_What this task involves_.
Begin at the line containing "Rebuild this chart" and stop at the line containing "import plotly.graph_objects as go"; copy those lines exactly, ends included, and nothing else.

_Task material_.
========

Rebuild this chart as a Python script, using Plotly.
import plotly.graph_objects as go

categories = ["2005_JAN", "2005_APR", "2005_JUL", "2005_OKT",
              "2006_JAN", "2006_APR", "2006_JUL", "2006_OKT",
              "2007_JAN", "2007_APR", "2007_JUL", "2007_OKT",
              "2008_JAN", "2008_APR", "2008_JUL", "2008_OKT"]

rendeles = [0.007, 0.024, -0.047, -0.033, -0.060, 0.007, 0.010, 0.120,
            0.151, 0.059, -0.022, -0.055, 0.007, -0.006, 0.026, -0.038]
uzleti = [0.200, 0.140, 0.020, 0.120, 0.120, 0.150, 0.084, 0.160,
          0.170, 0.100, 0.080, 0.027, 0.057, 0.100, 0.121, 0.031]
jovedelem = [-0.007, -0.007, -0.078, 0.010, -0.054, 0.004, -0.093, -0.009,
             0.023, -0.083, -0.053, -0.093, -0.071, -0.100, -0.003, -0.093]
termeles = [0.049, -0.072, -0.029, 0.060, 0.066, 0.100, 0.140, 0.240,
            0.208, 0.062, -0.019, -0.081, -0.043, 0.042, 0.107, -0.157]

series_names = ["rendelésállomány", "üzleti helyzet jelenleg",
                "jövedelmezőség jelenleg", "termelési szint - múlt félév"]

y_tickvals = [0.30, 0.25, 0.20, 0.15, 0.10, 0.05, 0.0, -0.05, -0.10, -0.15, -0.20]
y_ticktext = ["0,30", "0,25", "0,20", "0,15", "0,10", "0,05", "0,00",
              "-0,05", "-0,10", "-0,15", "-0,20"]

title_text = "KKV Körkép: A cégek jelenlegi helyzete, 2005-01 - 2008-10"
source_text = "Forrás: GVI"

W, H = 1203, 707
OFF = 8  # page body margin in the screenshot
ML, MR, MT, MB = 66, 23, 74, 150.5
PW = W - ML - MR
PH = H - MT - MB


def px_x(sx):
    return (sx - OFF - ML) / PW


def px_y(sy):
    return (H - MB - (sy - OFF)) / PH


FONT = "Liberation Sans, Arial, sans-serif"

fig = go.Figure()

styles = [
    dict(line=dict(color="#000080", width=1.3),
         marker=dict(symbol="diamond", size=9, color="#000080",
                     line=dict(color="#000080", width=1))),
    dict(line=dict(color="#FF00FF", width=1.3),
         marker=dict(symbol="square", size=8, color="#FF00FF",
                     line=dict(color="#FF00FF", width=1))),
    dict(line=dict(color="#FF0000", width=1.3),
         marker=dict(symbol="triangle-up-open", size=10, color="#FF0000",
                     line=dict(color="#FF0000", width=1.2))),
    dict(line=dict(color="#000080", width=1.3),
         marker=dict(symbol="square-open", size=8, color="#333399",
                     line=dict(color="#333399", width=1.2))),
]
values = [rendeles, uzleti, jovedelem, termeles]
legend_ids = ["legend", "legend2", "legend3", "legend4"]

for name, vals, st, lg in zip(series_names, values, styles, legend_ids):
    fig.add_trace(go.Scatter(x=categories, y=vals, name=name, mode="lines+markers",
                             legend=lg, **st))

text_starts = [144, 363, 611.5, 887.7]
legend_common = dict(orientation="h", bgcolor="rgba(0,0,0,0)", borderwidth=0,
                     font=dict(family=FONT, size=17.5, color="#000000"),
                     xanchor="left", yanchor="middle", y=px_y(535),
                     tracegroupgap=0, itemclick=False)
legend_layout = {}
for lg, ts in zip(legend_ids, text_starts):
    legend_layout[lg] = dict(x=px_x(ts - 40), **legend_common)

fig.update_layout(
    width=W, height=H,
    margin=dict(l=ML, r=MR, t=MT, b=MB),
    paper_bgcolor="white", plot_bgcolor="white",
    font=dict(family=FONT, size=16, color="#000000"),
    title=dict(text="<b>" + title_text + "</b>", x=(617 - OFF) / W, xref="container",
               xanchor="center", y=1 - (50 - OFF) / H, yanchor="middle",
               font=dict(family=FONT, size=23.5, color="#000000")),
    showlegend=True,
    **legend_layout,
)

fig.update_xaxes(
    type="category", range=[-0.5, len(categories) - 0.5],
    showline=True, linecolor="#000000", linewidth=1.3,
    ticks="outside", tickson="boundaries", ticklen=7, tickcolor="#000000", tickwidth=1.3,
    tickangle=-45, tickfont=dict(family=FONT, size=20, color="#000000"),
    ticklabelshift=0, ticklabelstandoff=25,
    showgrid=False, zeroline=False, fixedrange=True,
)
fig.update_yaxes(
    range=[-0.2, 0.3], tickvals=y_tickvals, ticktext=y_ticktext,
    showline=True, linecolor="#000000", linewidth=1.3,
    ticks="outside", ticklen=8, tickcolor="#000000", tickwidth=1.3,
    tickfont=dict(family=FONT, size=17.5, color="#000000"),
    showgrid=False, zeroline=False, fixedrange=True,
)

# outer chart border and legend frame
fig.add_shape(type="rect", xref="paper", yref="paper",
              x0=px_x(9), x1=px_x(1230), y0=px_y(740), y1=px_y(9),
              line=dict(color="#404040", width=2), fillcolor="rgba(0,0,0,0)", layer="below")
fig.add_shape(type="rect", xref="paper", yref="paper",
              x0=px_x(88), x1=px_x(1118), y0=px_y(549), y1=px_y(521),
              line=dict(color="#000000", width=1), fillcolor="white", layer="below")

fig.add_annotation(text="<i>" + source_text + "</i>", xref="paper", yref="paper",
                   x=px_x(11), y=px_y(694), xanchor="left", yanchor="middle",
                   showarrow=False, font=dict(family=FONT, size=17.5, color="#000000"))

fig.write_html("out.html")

========

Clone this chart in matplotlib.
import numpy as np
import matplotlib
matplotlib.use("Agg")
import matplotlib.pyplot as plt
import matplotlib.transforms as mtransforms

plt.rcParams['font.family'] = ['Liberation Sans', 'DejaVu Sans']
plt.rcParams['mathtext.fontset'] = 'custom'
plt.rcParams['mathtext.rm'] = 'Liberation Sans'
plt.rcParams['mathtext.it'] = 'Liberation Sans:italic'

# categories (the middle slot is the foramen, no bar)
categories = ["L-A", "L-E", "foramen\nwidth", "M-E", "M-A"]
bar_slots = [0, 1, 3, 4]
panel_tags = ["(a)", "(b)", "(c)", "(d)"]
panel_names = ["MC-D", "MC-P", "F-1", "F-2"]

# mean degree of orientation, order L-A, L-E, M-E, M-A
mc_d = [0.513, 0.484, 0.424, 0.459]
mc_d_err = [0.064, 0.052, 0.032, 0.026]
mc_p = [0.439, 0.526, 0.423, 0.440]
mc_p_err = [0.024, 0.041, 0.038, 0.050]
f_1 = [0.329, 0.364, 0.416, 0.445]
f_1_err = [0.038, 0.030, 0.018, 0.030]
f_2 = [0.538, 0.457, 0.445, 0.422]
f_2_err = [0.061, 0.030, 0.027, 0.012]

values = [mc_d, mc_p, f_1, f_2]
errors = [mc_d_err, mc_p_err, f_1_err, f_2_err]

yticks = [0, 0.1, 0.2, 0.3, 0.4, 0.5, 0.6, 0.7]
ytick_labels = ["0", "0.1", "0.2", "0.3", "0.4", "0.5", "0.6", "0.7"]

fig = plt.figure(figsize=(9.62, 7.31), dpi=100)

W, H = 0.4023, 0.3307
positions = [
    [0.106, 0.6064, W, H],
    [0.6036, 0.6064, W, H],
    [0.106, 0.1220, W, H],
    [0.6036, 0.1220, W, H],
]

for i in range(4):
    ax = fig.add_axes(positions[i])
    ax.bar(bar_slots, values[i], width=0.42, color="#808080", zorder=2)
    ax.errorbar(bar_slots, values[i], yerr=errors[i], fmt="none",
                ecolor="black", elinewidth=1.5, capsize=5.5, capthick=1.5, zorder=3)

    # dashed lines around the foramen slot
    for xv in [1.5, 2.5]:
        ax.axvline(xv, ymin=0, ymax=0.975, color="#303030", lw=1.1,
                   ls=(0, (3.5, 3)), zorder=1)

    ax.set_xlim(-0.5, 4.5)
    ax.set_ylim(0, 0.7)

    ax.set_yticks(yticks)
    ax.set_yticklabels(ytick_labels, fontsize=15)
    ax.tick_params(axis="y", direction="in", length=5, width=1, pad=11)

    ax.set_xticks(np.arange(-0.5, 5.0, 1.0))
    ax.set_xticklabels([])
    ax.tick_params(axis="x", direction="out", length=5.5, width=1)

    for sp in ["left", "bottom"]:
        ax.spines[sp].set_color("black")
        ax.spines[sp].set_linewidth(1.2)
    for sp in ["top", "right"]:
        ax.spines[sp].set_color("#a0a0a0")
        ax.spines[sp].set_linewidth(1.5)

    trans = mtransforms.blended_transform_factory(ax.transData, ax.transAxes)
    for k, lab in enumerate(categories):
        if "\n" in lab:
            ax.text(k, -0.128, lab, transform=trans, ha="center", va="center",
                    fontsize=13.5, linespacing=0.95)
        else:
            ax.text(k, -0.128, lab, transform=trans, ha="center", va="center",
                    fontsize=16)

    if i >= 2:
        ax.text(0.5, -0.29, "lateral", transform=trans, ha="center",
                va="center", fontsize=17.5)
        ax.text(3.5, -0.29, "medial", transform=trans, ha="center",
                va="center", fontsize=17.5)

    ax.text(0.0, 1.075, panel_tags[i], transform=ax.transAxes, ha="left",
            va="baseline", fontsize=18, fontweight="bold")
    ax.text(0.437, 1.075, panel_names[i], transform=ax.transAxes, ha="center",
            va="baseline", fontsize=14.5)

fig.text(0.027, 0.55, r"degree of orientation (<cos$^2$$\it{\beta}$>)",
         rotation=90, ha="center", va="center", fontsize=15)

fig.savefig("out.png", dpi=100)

========

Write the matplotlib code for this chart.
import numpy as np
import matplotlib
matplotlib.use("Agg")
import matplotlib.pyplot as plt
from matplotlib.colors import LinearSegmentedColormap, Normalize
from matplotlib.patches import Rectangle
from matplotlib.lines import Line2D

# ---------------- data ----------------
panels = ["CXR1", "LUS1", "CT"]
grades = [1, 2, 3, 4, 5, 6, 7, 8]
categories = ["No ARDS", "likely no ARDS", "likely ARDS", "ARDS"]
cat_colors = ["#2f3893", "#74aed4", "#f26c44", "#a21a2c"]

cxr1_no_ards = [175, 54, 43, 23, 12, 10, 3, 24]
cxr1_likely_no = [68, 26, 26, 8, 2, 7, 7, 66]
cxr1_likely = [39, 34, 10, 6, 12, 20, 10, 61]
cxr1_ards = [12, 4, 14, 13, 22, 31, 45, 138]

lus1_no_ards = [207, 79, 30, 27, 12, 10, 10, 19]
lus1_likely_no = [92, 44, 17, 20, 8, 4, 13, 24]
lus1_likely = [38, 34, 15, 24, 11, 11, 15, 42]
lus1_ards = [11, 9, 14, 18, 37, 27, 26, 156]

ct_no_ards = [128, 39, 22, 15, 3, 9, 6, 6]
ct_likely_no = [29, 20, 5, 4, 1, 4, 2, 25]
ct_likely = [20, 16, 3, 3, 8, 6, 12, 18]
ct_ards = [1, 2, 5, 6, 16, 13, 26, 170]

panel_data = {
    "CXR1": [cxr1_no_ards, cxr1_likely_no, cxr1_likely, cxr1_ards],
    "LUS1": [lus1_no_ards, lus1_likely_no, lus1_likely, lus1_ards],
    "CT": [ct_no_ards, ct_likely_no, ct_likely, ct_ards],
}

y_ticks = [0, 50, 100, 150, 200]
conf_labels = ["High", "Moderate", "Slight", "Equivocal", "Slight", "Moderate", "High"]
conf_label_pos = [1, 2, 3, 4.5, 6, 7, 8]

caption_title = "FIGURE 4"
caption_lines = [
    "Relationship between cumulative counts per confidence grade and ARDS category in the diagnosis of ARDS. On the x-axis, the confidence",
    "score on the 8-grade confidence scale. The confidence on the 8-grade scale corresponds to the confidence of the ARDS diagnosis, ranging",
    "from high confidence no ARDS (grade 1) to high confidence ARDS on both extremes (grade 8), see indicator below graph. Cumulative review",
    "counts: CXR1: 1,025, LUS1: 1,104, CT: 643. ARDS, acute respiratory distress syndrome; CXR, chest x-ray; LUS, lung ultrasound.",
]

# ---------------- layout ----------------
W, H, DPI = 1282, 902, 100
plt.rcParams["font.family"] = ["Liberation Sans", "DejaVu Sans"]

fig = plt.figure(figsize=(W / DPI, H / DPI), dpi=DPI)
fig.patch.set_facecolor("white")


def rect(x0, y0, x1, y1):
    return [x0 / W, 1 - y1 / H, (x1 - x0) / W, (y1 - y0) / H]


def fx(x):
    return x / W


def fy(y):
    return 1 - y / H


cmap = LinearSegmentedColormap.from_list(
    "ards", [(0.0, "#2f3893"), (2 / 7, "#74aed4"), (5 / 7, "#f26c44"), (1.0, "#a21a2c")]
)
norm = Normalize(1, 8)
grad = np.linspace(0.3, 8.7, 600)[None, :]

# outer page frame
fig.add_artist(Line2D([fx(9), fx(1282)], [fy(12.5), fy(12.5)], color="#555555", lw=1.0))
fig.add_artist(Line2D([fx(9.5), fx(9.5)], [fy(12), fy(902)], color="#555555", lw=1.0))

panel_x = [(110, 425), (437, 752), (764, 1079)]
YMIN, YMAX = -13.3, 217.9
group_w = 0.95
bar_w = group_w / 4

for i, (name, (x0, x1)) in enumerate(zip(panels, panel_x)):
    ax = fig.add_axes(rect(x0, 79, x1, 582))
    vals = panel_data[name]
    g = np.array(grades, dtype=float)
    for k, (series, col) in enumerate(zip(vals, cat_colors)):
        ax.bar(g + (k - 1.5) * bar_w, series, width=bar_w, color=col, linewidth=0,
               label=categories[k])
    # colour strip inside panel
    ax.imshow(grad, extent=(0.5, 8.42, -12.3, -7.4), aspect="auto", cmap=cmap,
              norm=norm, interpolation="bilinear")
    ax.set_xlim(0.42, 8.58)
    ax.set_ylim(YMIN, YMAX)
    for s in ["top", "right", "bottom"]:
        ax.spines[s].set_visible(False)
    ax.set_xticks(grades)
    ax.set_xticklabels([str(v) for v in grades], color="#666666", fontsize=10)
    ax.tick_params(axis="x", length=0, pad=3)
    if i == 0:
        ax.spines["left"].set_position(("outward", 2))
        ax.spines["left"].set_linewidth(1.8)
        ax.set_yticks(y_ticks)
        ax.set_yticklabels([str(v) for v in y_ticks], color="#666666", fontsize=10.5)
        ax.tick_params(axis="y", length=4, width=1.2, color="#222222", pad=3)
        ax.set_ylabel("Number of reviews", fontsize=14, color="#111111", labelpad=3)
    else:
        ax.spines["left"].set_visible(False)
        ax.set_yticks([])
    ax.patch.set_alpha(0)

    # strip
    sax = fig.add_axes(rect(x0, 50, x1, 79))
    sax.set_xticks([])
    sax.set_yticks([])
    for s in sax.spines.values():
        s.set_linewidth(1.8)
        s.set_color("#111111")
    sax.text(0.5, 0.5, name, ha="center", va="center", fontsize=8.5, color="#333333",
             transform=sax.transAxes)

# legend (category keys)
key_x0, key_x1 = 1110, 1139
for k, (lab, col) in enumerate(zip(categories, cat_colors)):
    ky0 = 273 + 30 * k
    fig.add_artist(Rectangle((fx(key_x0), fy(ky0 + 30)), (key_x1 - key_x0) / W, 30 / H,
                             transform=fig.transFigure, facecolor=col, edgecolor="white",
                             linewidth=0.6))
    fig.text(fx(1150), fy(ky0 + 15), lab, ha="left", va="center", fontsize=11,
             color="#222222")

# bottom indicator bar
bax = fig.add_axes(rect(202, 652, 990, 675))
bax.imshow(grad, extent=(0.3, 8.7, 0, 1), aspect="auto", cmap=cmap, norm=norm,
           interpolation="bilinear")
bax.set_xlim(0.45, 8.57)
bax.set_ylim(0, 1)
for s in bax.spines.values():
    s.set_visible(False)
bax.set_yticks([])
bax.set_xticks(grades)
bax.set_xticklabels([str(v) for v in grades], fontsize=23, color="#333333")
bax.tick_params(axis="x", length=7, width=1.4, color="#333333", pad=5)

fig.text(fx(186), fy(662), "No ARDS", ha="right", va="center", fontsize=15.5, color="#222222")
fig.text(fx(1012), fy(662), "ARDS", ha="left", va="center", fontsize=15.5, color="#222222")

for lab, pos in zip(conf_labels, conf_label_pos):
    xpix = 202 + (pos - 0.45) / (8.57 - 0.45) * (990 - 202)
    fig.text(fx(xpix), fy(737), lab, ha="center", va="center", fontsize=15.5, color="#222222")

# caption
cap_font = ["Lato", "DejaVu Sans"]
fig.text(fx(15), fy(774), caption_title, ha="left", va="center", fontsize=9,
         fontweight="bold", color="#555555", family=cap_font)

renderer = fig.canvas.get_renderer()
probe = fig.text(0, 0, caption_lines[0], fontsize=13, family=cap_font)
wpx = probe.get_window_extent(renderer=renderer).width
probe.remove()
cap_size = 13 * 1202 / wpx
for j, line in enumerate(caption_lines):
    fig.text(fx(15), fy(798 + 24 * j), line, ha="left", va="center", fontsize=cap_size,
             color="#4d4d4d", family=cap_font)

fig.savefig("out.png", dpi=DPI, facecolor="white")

========

_Task answer_.
Rebuild this chart as a Python script, using Plotly.
import plotly.graph_objects as go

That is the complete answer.